Türkiye, iki adayın ekranlarda tartışacağı programa kilitlendi. 16 Haziran Pazar akşamı Binali Yıldırım ve Ekrem İmamoğlu canlı yayında karşı karşıya gelecekler.
23 Haziran’daki seçimin sonucunu evet, bu televizyon programı belirleyecektir.
Sebebi belli, iki aday arasında son sayımlarda 13 bin fark vardı. Televizyondaki tartışma milyonlarca İstanbul seçmeni tarafından izlenecek. 100 bin kişinin, daha önceki oyu değişse yeter…
31 Mart öncesinde Ekrem İmamoğlu ismini; “genç, dinamik, ailesi ‘sağ’ görüşlü, Eyüp Sultan’da Kur’an da okuyor, çok sempatik, sinirleri alınmış gibi” propagandası ile parlattılar. Buna, aylar öncesinden organize edilmiş hile, hırsızlık, usulsüzlük, hukuksuzluk operasyonu da eklenince seçimi bir oldubittiye getirmek istediler.
YSK seçimin yenilenmesi kararını alınca İmamoğlu rüzgârı değişti. Bunu yapan da İmamoğlu’nun kendisi oldu. Kaba saba davranmaya, ağzını bozmaya, sinirlenmeye başladı.
En kötüsü, sanki devletimize düşmanlık edenlerin mesajını iletir gibi devletin valisine hakaret etti.
Bu VIP rezaletiyle ilgili 3 gün düşündükten sonra “20 yerde konuştum, şahitlerim var, sesim kısılmıştı, kelimelerin yarısı ağzımdan çıkmıyordu. Ben valinin basitliğini söyledim” dedi.
Yani “Vali bas-İTlik” yaptı demiş ama “bas” ağzından çıkamadığı için etraftakiler “Vali itlik yaptı” diye duymuş…
Türkiye’de yalanın tarihinde böylesi ne görüldü, ne duyuldu…
İşte bu son yalana önceki gün bir yalan daha eklendi.
Güya İmamoğlu’na bilgi gelmiş, Binali Yıldırım soruları önceden görmek istemiş…

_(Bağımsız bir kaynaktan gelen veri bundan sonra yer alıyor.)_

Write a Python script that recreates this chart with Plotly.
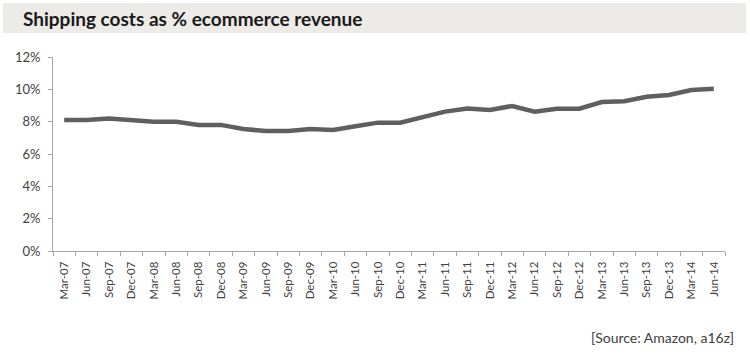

Habertürk’te İsmail Küçükkaya, İmamoğlu’nu yalanladı; “Daha hazırlanmış hiçbir soru yok. Binali Yıldırım'ın benden böyle bir talebi de olmadı” dedi.
Binali Bey’in tepkisi de “Varsa elinde kanıt ispatlasın yoksa da özür dilesin. Yalan söyleme üzerine kurulu çirkin bir siyaseti, İstanbullular hak etmiyor. Bunun adı basitliktir" oldu.
Maske düştü, makyaj döküldü, İmamoğlu asıl yüzü ile kendisine amigoluk yapanları şimdi çok endişelendiriyor. CHP-HDP ve İyi Parti ile Saadet Partisi yöneticileri, bu endişeler üzerine harekete geçer mi?
Öyle böyle değil, bir çuval incirin berbat edilmesi söz konusu.
Ya ortak canlı yayında da İmamoğlu sinirlenip dağıtırsa, ya yüzüne çarpılacak yalanlara başvurursa…
İsimlerini vermeyeyim, malum yazarlar şunları söylüyor:
“İmamoğlu, ya önünü arkasını düşünmeden nereye istersen oraya çekilecek yanıtlar verirse…
“İmamoğlu’nun böyle bir programa ihtiyacı yok ki. Sen zaten 31 Mart’ta kazanmışsın. Neden oyuna geliyorsun. Neden seçimi riske atıyorsun?
“İmamoğlu televizyon tartışmasına çıkmamalı. Seçilmiş, hakkı yenmiş, mazbatası elinden alınmış ‘başkan’ gibi davranmalı.
“Burada çok ciddi bir tuzak var ve muhalefetin, özellikle Ekrem İmamoğlu'nun çok dikkatli olması gerektiğine inanıyorum. Bu iktidar partisi bir konuda son derece munis davranıyorsa altında mutlaka kimsenin aklına gelmeyen bir oyun vardır.
“Açıklamayı neden parti yöneticileri yaptı? CHP böyle yaparak çok başarılı bir kampanya yürüten adayını ezmiş oldu.
“Aman İmamoğlu oyuna düşmesin, kendi çukurunu kendi kazmasın.
“İktidar tarafı neden muhalif bir isim ister (Uğur Dündar, İsmail Küçükkaya) anlamış değilim. Var bunda bir durum...”
Bu endişelerin bir adım ötesi, Ekrem İmamoğlu’nun tartışma programına çıkmaktan caydırılmasıdır.
Yani kırk katır mı, kırk satır mı ile karşı karşıyalar.